• [STATED TASK]: Restate the full listing word for word and leave the pictures out.

• [GIVEN INFORMATION]:
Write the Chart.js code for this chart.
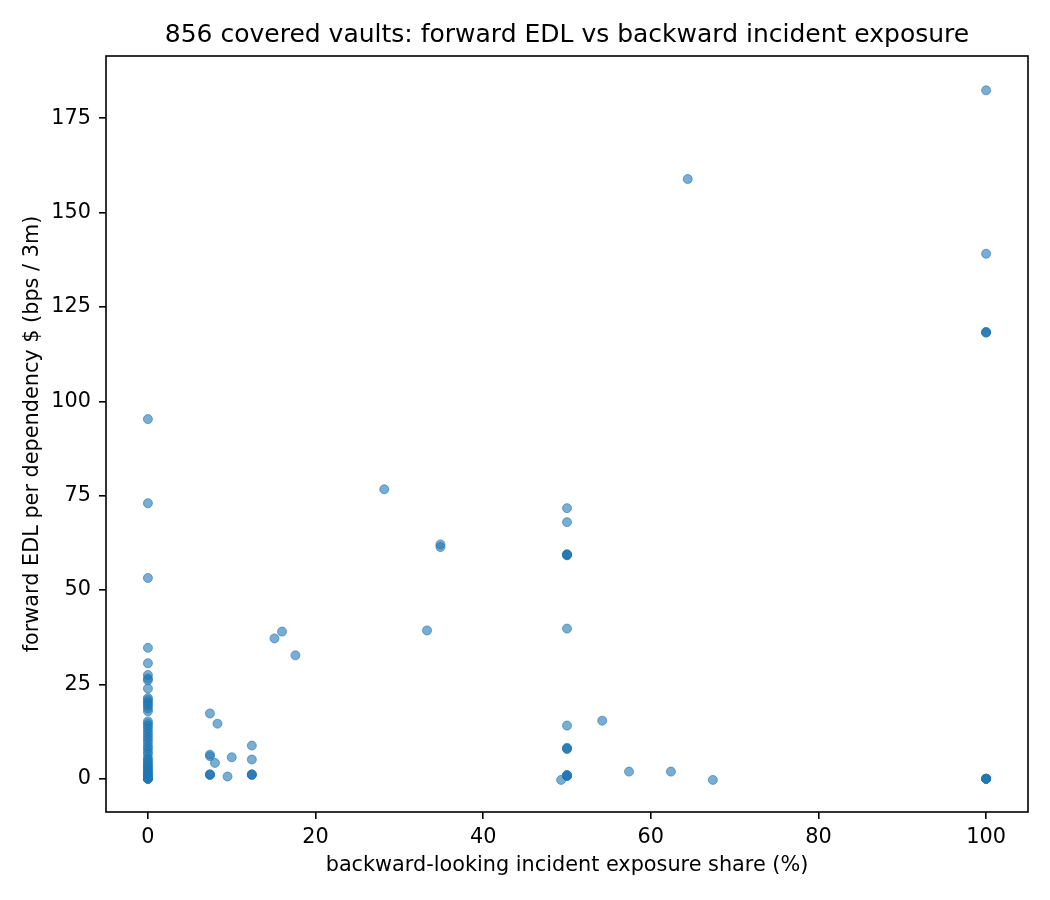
<!DOCTYPE html>
<html lang="en">
  <head>
    <meta charset="UTF-8">
    <title>Forward EDL vs backward incident exposure</title>
    <style>
      body { margin: 0; background: #fff; }
      canvas { display: block; }
    </style>
  </head>
  <body>
    <canvas id="myChart" width="1050" height="900"></canvas>

    <script src="https://cdn.jsdelivr.net/npm/chart.js"></script>
    <script>
      // backward-looking incident exposure share (%) and forward EDL, one entry per marker
      const exposure = [
        0, 0, 0, 0, 0, 0, 0, 0, 0, 0, 0, 0, 0, 0, 0, 0,
        0, 0, 0, 0, 0, 0, 0, 0, 0, 0, 0, 0, 0, 0, 0, 0,
        0, 0, 0, 0, 0, 0, 0, 0, 0, 0, 0, 0, 0, 0, 0, 0,
        7.4, 7.4, 7.4, 7.4, 7.4, 7.4, 8.0, 8.3, 9.5, 10.0,
        12.4, 12.4, 12.4, 12.4, 12.4,
        15.1, 16.0, 17.6, 28.2, 34.9, 34.9, 33.3,
        49.3, 50, 50, 50, 50, 50, 50, 50, 50, 50, 50, 50, 50, 50, 50, 50,
        54.2, 57.4, 62.4, 64.4, 67.4,
        100, 100, 100, 100, 100, 100, 100, 100, 100, 100
      ];
      const edl = [
        95.3, 73.0, 53.2, 34.7, 30.6, 27.5, 26.6, 26.1, 23.9, 21.4, 20.9, 20.3, 19.8, 19.3, 18.6, 17.9,
        15.2, 14.6, 14.0, 13.3, 12.5, 11.8, 11.0, 10.3, 9.5, 8.6, 8.0, 7.2, 6.5, 5.5, 5.0, 4.5,
        4.0, 3.6, 3.2, 2.8, 2.4, 2.0, 1.6, 1.3, 1.0, 0.8, 0.5, 0.2, 0, 0, 0, 0,
        17.3, 6.4, 6.0, 1.2, 1.0, 1.1, 4.2, 14.6, 0.6, 5.7,
        8.8, 5.1, 1.2, 1.0, 1.1,
        37.2, 39.0, 32.7, 76.7, 62.1, 61.4, 39.3,
        -0.3, 71.7, 68.0, 59.5, 59.3, 59.2, 59.4, 39.8, 14.1, 8.2, 8.0, 7.9, 0.9, 0.8, 0.7, 1.0,
        15.4, 1.9, 1.9, 158.9, -0.3,
        182.4, 139.1, 118.3, 118.4, 118.2, 0, 0, 0, 0, 0
      ];
      const xTicks = [0, 20, 40, 60, 80, 100];
      const yTicks = [0, 25, 50, 75, 100, 125, 150, 175];
      const titleText = "856 covered vaults: forward EDL vs backward incident exposure";

      const FONT = "'DejaVu Sans', sans-serif";
      const blue = "rgba(31, 119, 180, 0.6)";

      // axes box on all four sides plus the centred title
      const frame = {
        id: "frame",
        afterDraw(chart) {
          const { ctx, chartArea: a } = chart;
          ctx.save();
          ctx.strokeStyle = "#000";
          ctx.lineWidth = 1.6;
          ctx.strokeRect(a.left, a.top, a.right - a.left, a.bottom - a.top);
          ctx.fillStyle = "#000";
          ctx.font = "25px " + FONT;
          ctx.textAlign = "center";
          ctx.textBaseline = "middle";
          ctx.fillText(titleText, (a.left + a.right) / 2, 35);
          ctx.restore();
        }
      };

      const ctx = document.getElementById("myChart").getContext("2d");
      new Chart(ctx, {
        type: "scatter",
        data: {
          datasets: [{
            data: exposure.map((x, i) => ({ x: x, y: edl[i] })),
            backgroundColor: blue,
            borderColor: blue,
            borderWidth: 1,
            pointRadius: 4.5,
          }]
        },
        options: {
          responsive: false,
          animation: false,
          devicePixelRatio: 1,
          layout: { padding: { left: 0, right: 22, top: 56, bottom: 0 } },
          plugins: {
            legend: { display: false },
            tooltip: { enabled: false },
            title: { display: false }
          },
          scales: {
            x: {
              type: "linear",
              min: -5,
              max: 105,
              afterBuildTicks: s => { s.ticks = xTicks.map(v => ({ value: v })); },
              afterFit: s => { s.height = 88; },
              border: { display: false },
              grid: { drawOnChartArea: false, drawTicks: true, tickLength: 7, color: "#000", lineWidth: 1.6 },
              ticks: { color: "#000", font: { family: FONT, size: 20.8 }, padding: 6, maxRotation: 0 },
              title: {
                display: true,
                text: "backward-looking incident exposure share (%)",
                color: "#000",
                font: { family: FONT, size: 20.8 },
                padding: { top: 0, bottom: 22 }
              }
            },
            y: {
              type: "linear",
              min: -8.8,
              max: 191.5,
              afterBuildTicks: s => { s.ticks = yTicks.map(v => ({ value: v })); },
              afterFit: s => { s.width = 106; },
              border: { display: false },
              grid: { drawOnChartArea: false, drawTicks: true, tickLength: 7, color: "#000", lineWidth: 1.6 },
              ticks: { color: "#000", font: { family: FONT, size: 20.8 }, padding: 8 },
              title: {
                display: true,
                text: "forward EDL per dependency $ (bps / 3m)",
                color: "#000",
                font: { family: FONT, size: 20.8 },
                padding: { top: 20, bottom: 0 }
              }
            }
          }
        },
        plugins: [frame]
      });
    </script>
  </body>
</html>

• [SOLUTION]:
Write the Chart.js code for this chart.
<!DOCTYPE html>
<html lang="en">
  <head>
    <meta charset="UTF-8">
    <title>Forward EDL vs backward incident exposure</title>
    <style>
      body { margin: 0; background: #fff; }
      canvas { display: block; }
    </style>
  </head>
  <body>
    <canvas id="myChart" width="1050" height="900"></canvas>

    <script src="https://cdn.jsdelivr.net/npm/chart.js"></script>
    <script>
      // backward-looking incident exposure share (%) and forward EDL, one entry per marker
      const exposure = [
        0, 0, 0, 0, 0, 0, 0, 0, 0, 0, 0, 0, 0, 0, 0, 0,
        0, 0, 0, 0, 0, 0, 0, 0, 0, 0, 0, 0, 0, 0, 0, 0,
        0, 0, 0, 0, 0, 0, 0, 0, 0, 0, 0, 0, 0, 0, 0, 0,
        7.4, 7.4, 7.4, 7.4, 7.4, 7.4, 8.0, 8.3, 9.5, 10.0,
        12.4, 12.4, 12.4, 12.4, 12.4,
        15.1, 16.0, 17.6, 28.2, 34.9, 34.9, 33.3,
        49.3, 50, 50, 50, 50, 50, 50, 50, 50, 50, 50, 50, 50, 50, 50, 50,
        54.2, 57.4, 62.4, 64.4, 67.4,
        100, 100, 100, 100, 100, 100, 100, 100, 100, 100
      ];
      const edl = [
        95.3, 73.0, 53.2, 34.7, 30.6, 27.5, 26.6, 26.1, 23.9, 21.4, 20.9, 20.3, 19.8, 19.3, 18.6, 17.9,
        15.2, 14.6, 14.0, 13.3, 12.5, 11.8, 11.0, 10.3, 9.5, 8.6, 8.0, 7.2, 6.5, 5.5, 5.0, 4.5,
        4.0, 3.6, 3.2, 2.8, 2.4, 2.0, 1.6, 1.3, 1.0, 0.8, 0.5, 0.2, 0, 0, 0, 0,
        17.3, 6.4, 6.0, 1.2, 1.0, 1.1, 4.2, 14.6, 0.6, 5.7,
        8.8, 5.1, 1.2, 1.0, 1.1,
        37.2, 39.0, 32.7, 76.7, 62.1, 61.4, 39.3,
        -0.3, 71.7, 68.0, 59.5, 59.3, 59.2, 59.4, 39.8, 14.1, 8.2, 8.0, 7.9, 0.9, 0.8, 0.7, 1.0,
        15.4, 1.9, 1.9, 158.9, -0.3,
        182.4, 139.1, 118.3, 118.4, 118.2, 0, 0, 0, 0, 0
      ];
      const xTicks = [0, 20, 40, 60, 80, 100];
      const yTicks = [0, 25, 50, 75, 100, 125, 150, 175];
      const titleText = "856 covered vaults: forward EDL vs backward incident exposure";

      const FONT = "'DejaVu Sans', sans-serif";
      const blue = "rgba(31, 119, 180, 0.6)";

      // axes box on all four sides plus the centred title
      const frame = {
        id: "frame",
        afterDraw(chart) {
          const { ctx, chartArea: a } = chart;
          ctx.save();
          ctx.strokeStyle = "#000";
          ctx.lineWidth = 1.6;
          ctx.strokeRect(a.left, a.top, a.right - a.left, a.bottom - a.top);
          ctx.fillStyle = "#000";
          ctx.font = "25px " + FONT;
          ctx.textAlign = "center";
          ctx.textBaseline = "middle";
          ctx.fillText(titleText, (a.left + a.right) / 2, 35);
          ctx.restore();
        }
      };

      const ctx = document.getElementById("myChart").getContext("2d");
      new Chart(ctx, {
        type: "scatter",
        data: {
          datasets: [{
            data: exposure.map((x, i) => ({ x: x, y: edl[i] })),
            backgroundColor: blue,
            borderColor: blue,
            borderWidth: 1,
            pointRadius: 4.5,
          }]
        },
        options: {
          responsive: false,
          animation: false,
          devicePixelRatio: 1,
          layout: { padding: { left: 0, right: 22, top: 56, bottom: 0 } },
          plugins: {
            legend: { display: false },
            tooltip: { enabled: false },
            title: { display: false }
          },
          scales: {
            x: {
              type: "linear",
              min: -5,
              max: 105,
              afterBuildTicks: s => { s.ticks = xTicks.map(v => ({ value: v })); },
              afterFit: s => { s.height = 88; },
              border: { display: false },
              grid: { drawOnChartArea: false, drawTicks: true, tickLength: 7, color: "#000", lineWidth: 1.6 },
              ticks: { color: "#000", font: { family: FONT, size: 20.8 }, padding: 6, maxRotation: 0 },
              title: {
                display: true,
                text: "backward-looking incident exposure share (%)",
                color: "#000",
                font: { family: FONT, size: 20.8 },
                padding: { top: 0, bottom: 22 }
              }
            },
            y: {
              type: "linear",
              min: -8.8,
              max: 191.5,
              afterBuildTicks: s => { s.ticks = yTicks.map(v => ({ value: v })); },
              afterFit: s => { s.width = 106; },
              border: { display: false },
              grid: { drawOnChartArea: false, drawTicks: true, tickLength: 7, color: "#000", lineWidth: 1.6 },
              ticks: { color: "#000", font: { family: FONT, size: 20.8 }, padding: 8 },
              title: {
                display: true,
                text: "forward EDL per dependency $ (bps / 3m)",
                color: "#000",
                font: { family: FONT, size: 20.8 },
                padding: { top: 20, bottom: 0 }
              }
            }
          }
        },
        plugins: [frame]
      });
    </script>
  </body>
</html>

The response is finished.